Here’s the thing — McConnell and the Republicans are going to try and make those things happens regardless, so the threat of doing them with their simple majority is meaningless. It’s made even further meaningless by the fact that the XL Pipeline and Obamacare are both two issues that have strong feelings on either side, and should some hypothetical Republican-led senate (good luck making that happen while the GOP shits all over the LGBT and immigrant communities) repeal Obamacare, the outrage from women who lose their access to reproductive health services alone would cause quite a tidal wave. Reid should clearly be ignoring the Republican threats to ruin our country and just push forward with filibuster reform.
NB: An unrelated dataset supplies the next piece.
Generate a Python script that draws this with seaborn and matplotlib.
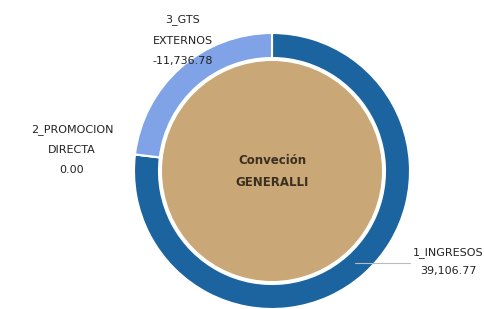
import matplotlib
matplotlib.use("Agg")
import matplotlib.pyplot as plt
import seaborn as sns
from matplotlib.patches import Circle

# Data
categories = ["1_INGRESOS", "2_PROMOCION DIRECTA", "3_GTS EXTERNOS"]
values = [39106.77, 0.00, -11736.78]
value_labels = ["39,106.77", "0.00", "-11,736.78"]
colors = ["#1B64A0", "#7A9FE4", "#7FA3E6"]
center_lines = ["Conveción", "GENERALLI"]

sns.set_theme(style="white")
plt.rcParams['font.family'] = ['DejaVu Sans']

fig = plt.figure(figsize=(4.84, 3.09), dpi=100)
ax = fig.add_axes([0, 0, 1, 1])

cx, cy, R = 272, 138, 138
sizes = [abs(v) for v in values]
wedges, _ = ax.pie(sizes, colors=colors, startangle=90, counterclock=False,
                   radius=R, center=(cx, cy), frame=True,
                   wedgeprops=dict(width=25, edgecolor="white", linewidth=1.5))
ax.set_xlim(0, 484)
ax.set_ylim(0, 309)
ax.set_aspect("equal")
ax.axis("off")

# center disk
ax.add_patch(Circle((cx, cy), 110, facecolor="#C9A777", edgecolor="none", zorder=3))
ax.text(cx, cy + 11, center_lines[0], ha="center", va="center", fontsize=8.5,
        fontweight="bold", color="#3B2F20", zorder=4)
ax.text(cx, cy - 12, center_lines[1], ha="center", va="center", fontsize=8.5,
        fontweight="bold", color="#3B2F20", zorder=4)

lab_kw = dict(ha="center", va="center", fontsize=8, color="#222222")
# 3_GTS EXTERNOS
ax.text(183, 309 - 20, "3_GTS", **lab_kw)
ax.text(183, 309 - 41, "EXTERNOS", **lab_kw)
ax.text(183, 309 - 61, value_labels[2], **lab_kw)
# 2_PROMOCION DIRECTA
ax.text(72, 309 - 130, "2_PROMOCION", **lab_kw)
ax.text(72, 309 - 150, "DIRECTA", **lab_kw)
ax.text(72, 309 - 170, value_labels[1], **lab_kw)
# 1_INGRESOS
ax.text(448, 309 - 253, categories[0], **lab_kw)
ax.text(448, 309 - 271, value_labels[0], **lab_kw)
ax.plot([355, 410], [309 - 263, 309 - 263], color="#BBBBBB", lw=0.8, zorder=5)

fig.savefig("out.png", dpi=100)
#1. That Pesky Constitution
The bottom line for me, and I think for many Americans, is that the Constitution very clearly spells out that for the overwhelming majority of the Senate’s functions, a simple 51-vote majority wins the day. For all their bluster about Reid changing the rules, it’s the Republicans who have been changing the rules since day one. They’ve just been doing it in a backhanded way, but they’ve still managed to twist the parliamentary rules of the Senate into a tool with which to completely stymie the president. I understand that politics is a nasty business, but playing politics to the point that you harm the economy and completely grind our country’s progress to a halt is criminal, if you ask me. Reid need simply hold up a copy of the Constitution — the righties should love that; it’s one of their favorite moves — and tell them if they have a problem with what he’s doing they can take it up with the Founders, because it’s time for business to be conducted as usual in our capital.